SHORT TASK
Can you output, word for word, the lines between the one holding "Give me the matplotlib source for this chart." and the one holding "plt.rcParams['font.weight'] = 'bold'", inclusive, leaving out any pictures?

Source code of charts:
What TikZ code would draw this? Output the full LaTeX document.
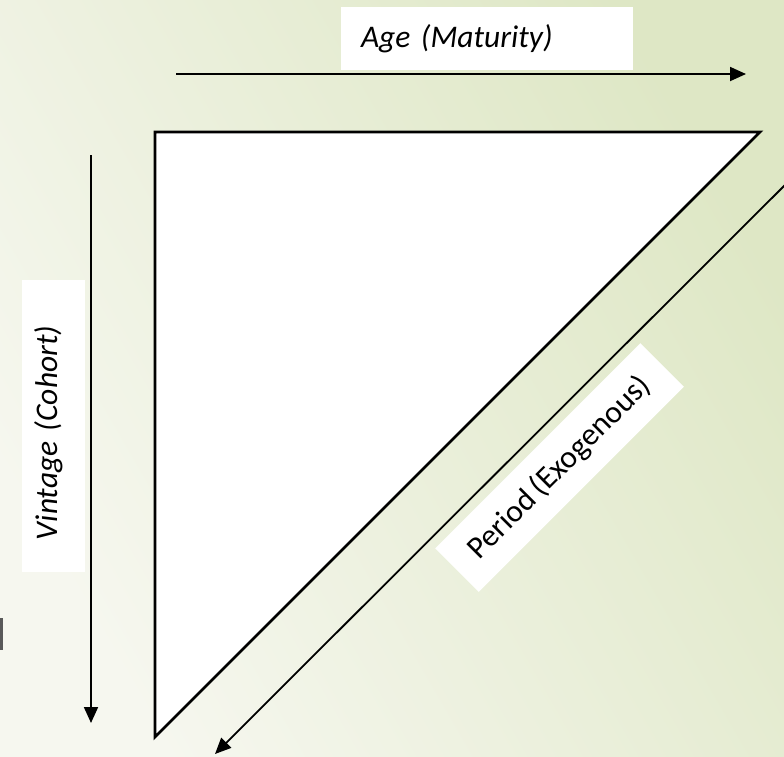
\documentclass[tikz,border=0pt]{standalone}
\usepackage{fontspec}
\setmainfont{Carlito}[WordSpace=0.8]
\usetikzlibrary{arrows.meta}

\definecolor{bgpale}{HTML}{F6F7EF}
\definecolor{bggreen}{HTML}{DEE7C5}

\tikzset{
  axisarrow/.style={line width=1.8pt, -{Triangle[length=16pt, width=14pt]}},
  labelbox/.style={fill=white, inner ysep=0pt, font=\fontsize{31.5}{38}\selectfont},
}

\begin{document}
\begin{tikzpicture}[x=1pt, y=-1pt]
    %\draw[help lines, step=50] (0, 0) grid (784, 756);
    \useasboundingbox (0, 0) rectangle (784, 756);
    \clip (0, 0) rectangle (784, 756);

    % slide background
    \shade[bottom color=bgpale, top color=bggreen, shading angle=-60] (0, 0) rectangle (784, 756);
    \fill[black!65] (0, 618) rectangle (3, 650);

    % the triangle
    \coordinate (tl) at (155, 132);
    \coordinate (tr) at (760, 132);
    \coordinate (bl) at (155, 737);
    \draw[line width=2.8pt, line join=miter, fill=white] (tl) -- (tr) -- (bl) -- cycle;

    % the three time axes
    \coordinate (ageS) at (176, 74);
    \coordinate (ageE) at (746, 74);
    \coordinate (vinS) at (91, 155);
    \coordinate (vinE) at (91, 723);
    \coordinate (perS) at (795, 175);
    \coordinate (perE) at (215, 754);
    \draw[axisarrow] (ageS) -- (ageE);
    \draw[axisarrow] (vinS) -- (vinE);
    \draw[axisarrow] (perS) -- (perE);

    \node[labelbox, align=left, inner xsep=20pt, text width=252pt, minimum height=63pt]
      (age) at (487, 38.5) {\itshape Age (Maturity)};
    \node[labelbox, rotate=90, align=left, inner xsep=32pt, text width=228pt, minimum height=63pt]
      (vintage) at (53.5, 426) {\itshape Vintage (Cohort)\rule[-16pt]{0pt}{0pt}};
    \node[labelbox, rotate=45, minimum width=290pt, minimum height=61.5pt]
      (period) at (559.5, 467.5) {Period (Exogenous)};

  \end{tikzpicture}
\end{document}
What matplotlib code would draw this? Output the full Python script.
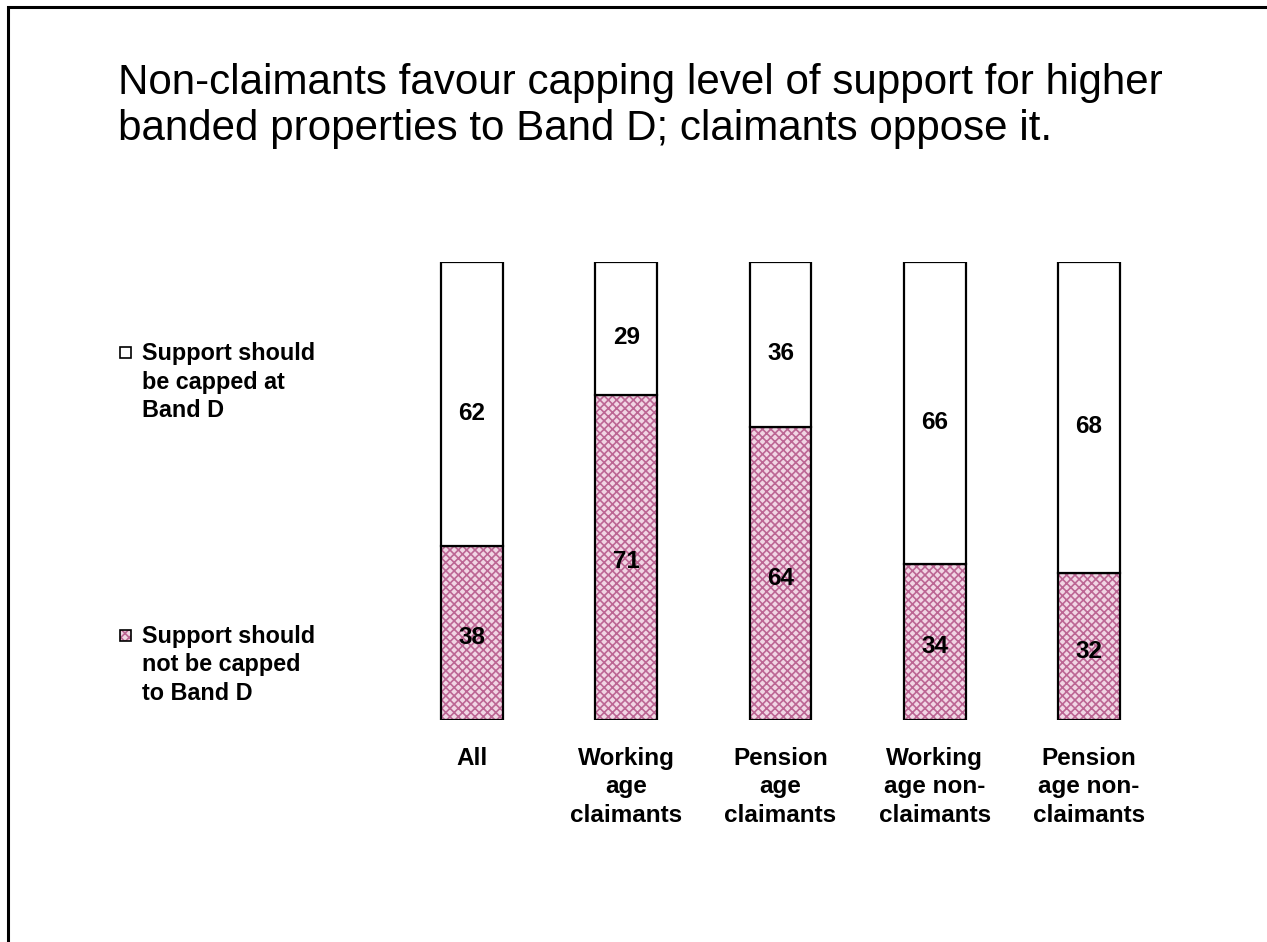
import matplotlib
matplotlib.use("Agg")
import matplotlib.pyplot as plt
from matplotlib.patches import Rectangle
from matplotlib import font_manager as fm
import numpy as np

plt.rcParams['font.family'] = ['Liberation Sans', 'DejaVu Sans']

# find regular-width Liberation Sans Bold
bold_path = None
for f in fm.fontManager.ttflist:
    if f.name == 'Liberation Sans' and 'Narrow' not in f.fname and f.weight in (700, 'bold') \
            and f.style == 'normal':
        bold_path = f.fname
        break
if bold_path is None:
    for f in fm.fontManager.ttflist:
        if 'LiberationSans-Bold.ttf' in f.fname:
            bold_path = f.fname
            break


def bprop(size):
    if bold_path:
        return fm.FontProperties(fname=bold_path, size=size)
    return fm.FontProperties(family='Liberation Sans', weight='bold', size=size)


categories = ["All", "Working\nage\nclaimants", "Pension\nage\nclaimants",
              "Working\nage non-\nclaimants", "Pension\nage non-\nclaimants"]
not_capped = [38, 71, 64, 34, 32]
capped = [62, 29, 36, 66, 68]
series_labels = ["Support should\nbe capped at\nBand D",
                 "Support should\nnot be capped\nto Band D"]
title = "Non-claimants favour capping level of support for higher\nbanded properties to Band D; claimants oppose it."

W, H = 1267, 942
fig = plt.figure(figsize=(W / 100, H / 100), dpi=100)
fig.patch.set_facecolor('white')

# partial frame (top and left edges visible)
fig.add_artist(Rectangle((8 / W, -0.05), 1.2, (H - 7) / H + 0.05, transform=fig.transFigure,
                         fill=False, edgecolor='black', linewidth=2.2))

ax = fig.add_axes([395 / W, (H - 720) / H, 771 / W, 458 / H])
x = np.arange(len(categories))
bw = 0.40
pink_face = '#F1D6E4'
pink_hatch = '#BC6694'
plt.rcParams['hatch.linewidth'] = 1.2

ax.bar(x, not_capped, bw, color=pink_face, edgecolor=pink_hatch, hatch='xxxx', linewidth=0)
ax.bar(x, not_capped, bw, fill=False, edgecolor='black', linewidth=1.6)
ax.bar(x, capped, bw, bottom=not_capped, color='white', edgecolor='black', linewidth=1.6)

for i in range(len(categories)):
    ax.text(x[i], not_capped[i] / 2 - 1, str(not_capped[i]), ha='center', va='center',
            fontproperties=bprop(17.5))
    ax.text(x[i], not_capped[i] + capped[i] / 2 - 2, str(capped[i]), ha='center', va='center',
            fontproperties=bprop(17.5))

ax.set_xlim(-0.5, len(categories) - 0.5)
ax.set_ylim(0, 100)
ax.set_xticks(x)
ax.set_xticklabels(categories, linespacing=1.3)
for lab in ax.get_xticklabels():
    lab.set_fontproperties(bprop(17.5))
ax.tick_params(axis='x', length=0, pad=19.5)
ax.set_yticks([])
for s in ax.spines.values():
    s.set_visible(False)

# title
fig.text(118 / W, 1 - 63 / H, title, fontsize=30.3, ha='left', va='top', linespacing=1.2)

# legend (manual)
sq = 11
fig.add_artist(Rectangle((120 / W, 1 - 358 / H), sq / W, sq / H, transform=fig.transFigure,
                         facecolor='white', edgecolor='black', linewidth=1.2))
fig.add_artist(Rectangle((120 / W, 1 - 641 / H), sq / W, sq / H, transform=fig.transFigure,
                         facecolor=pink_face, edgecolor='none', linewidth=0))
fig.add_artist(Rectangle((120 / W, 1 - 641 / H), sq / W, sq / H, transform=fig.transFigure,
                         facecolor='none', edgecolor=pink_hatch, hatch='xxxx', linewidth=0))
fig.add_artist(Rectangle((120 / W, 1 - 641 / H), sq / W, sq / H, transform=fig.transFigure,
                         fill=False, edgecolor='black', linewidth=1.2))
fig.text(142 / W, 1 - 382 / H, series_labels[0], fontproperties=bprop(16.8),
         ha='left', va='center', linespacing=1.28)
fig.text(142 / W, 1 - 665 / H, series_labels[1], fontproperties=bprop(16.8),
         ha='left', va='center', linespacing=1.28)

fig.savefig("out.png", dpi=100, facecolor='white')
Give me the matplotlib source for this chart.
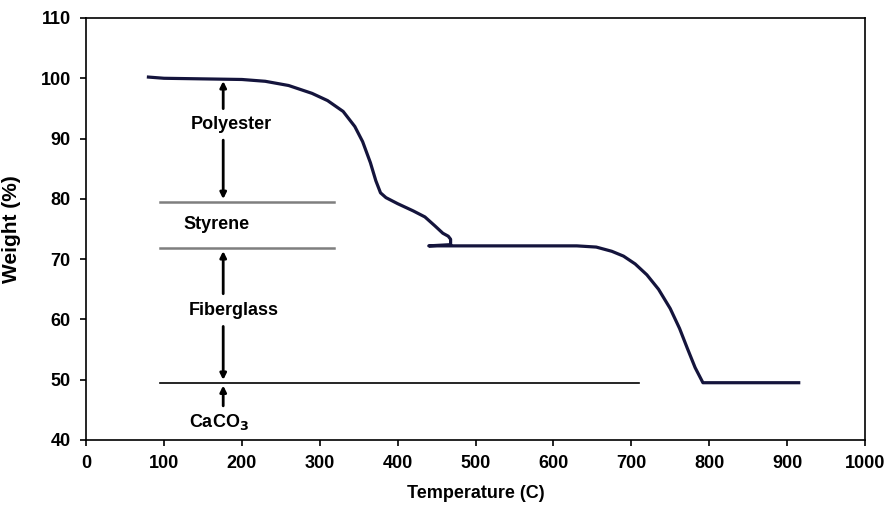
import matplotlib.pyplot as plt

plt.rcParams['font.family'] = ['Liberation Sans', 'DejaVu Sans']
plt.rcParams['font.weight'] = 'bold'

# TGA curve
temp = [80, 100, 150, 200, 230, 260, 290, 310, 330, 345, 355, 365, 372, 378,
        385, 400, 420, 435, 448, 458, 465, 468, 468, 440, 500, 560, 630,
        655, 675, 690, 705, 720, 735, 750, 762, 772, 782, 792, 850, 915]
weight = [100.2, 100.0, 99.9, 99.8, 99.5, 98.8, 97.5, 96.3, 94.5, 92.0, 89.5,
          86.0, 83.0, 81.0, 80.2, 79.2, 78.0, 77.0, 75.5, 74.3, 73.8, 73.3,
          72.4, 72.2, 72.2, 72.2, 72.2, 72.0, 71.3, 70.5, 69.2, 67.4, 65.0,
          61.8, 58.5, 55.2, 52.0, 49.5, 49.5, 49.5]

# reference levels
levels = [79.5, 71.8, 49.5]
level_ends = [318, 318, 710]
level_colors = ['#7f7f7f', '#7f7f7f', 'black']

labels = ['Polyester', 'Styrene', 'Fiberglass', 'CaCO$_{\\mathbf{3}}$']
label_x = [187, 167, 190, 171]
label_y = [92.3, 75.7, 61.5, 43.0]

fig = plt.figure(figsize=(8.88, 5.14), dpi=100)
ax = fig.add_axes([0.097, 0.144, 0.877, 0.821])

ax.plot(temp, weight, color='#14143c', lw=2.3, solid_joinstyle='round')

for lev, end, c in zip(levels, level_ends, level_colors):
    ax.plot([95, end], [lev, lev], color=c, lw=1.8 if c != 'black' else 1.2)

arr = dict(arrowstyle='-|>', color='black', lw=2, mutation_scale=9)
ax_x = 176
ax.annotate('', xy=(ax_x, 100), xytext=(ax_x, 94.5), arrowprops=arr)
ax.annotate('', xy=(ax_x, 79.5), xytext=(ax_x, 90.2), arrowprops=arr)
ax.annotate('', xy=(ax_x, 71.8), xytext=(ax_x, 63.8), arrowprops=arr)
ax.annotate('', xy=(ax_x, 49.5), xytext=(ax_x, 59.3), arrowprops=arr)
ax.annotate('', xy=(ax_x, 49.5), xytext=(ax_x, 45.2), arrowprops=arr)

for t, x, y in zip(labels, label_x, label_y):
    ax.text(x, y, t, ha='center', va='center', fontsize=13, fontweight='bold')

ax.set_xlim(0, 1000)
ax.set_ylim(40, 110)
ax.set_xticks(range(0, 1001, 100))
ax.set_yticks(range(40, 111, 10))
ax.tick_params(direction='out', length=4, width=1.2, labelsize=13, pad=7)
for lab in ax.get_xticklabels() + ax.get_yticklabels():
    lab.set_fontweight('bold')
for s in ax.spines.values():
    s.set_linewidth(1.2)

ax.set_xlabel('Temperature (C)', fontsize=13, fontweight='bold', labelpad=9)
ax.set_ylabel('Weight (%)', fontsize=15, fontweight='bold', labelpad=14)

fig.savefig('out.png', dpi=100)
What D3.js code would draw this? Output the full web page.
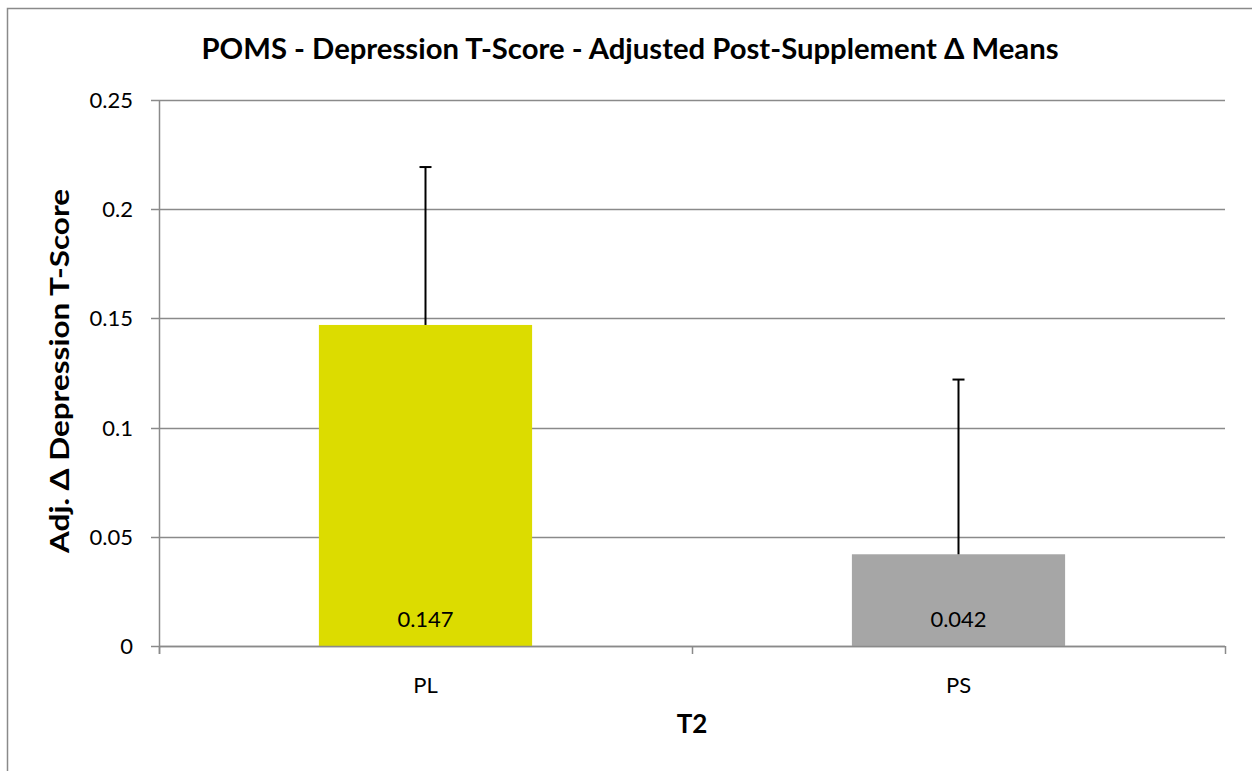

SOLUTION FOR THIS PROBLEM
Give me the matplotlib source for this chart.
import matplotlib.pyplot as plt

plt.rcParams['font.family'] = ['Liberation Sans', 'DejaVu Sans']
plt.rcParams['font.weight'] = 'bold'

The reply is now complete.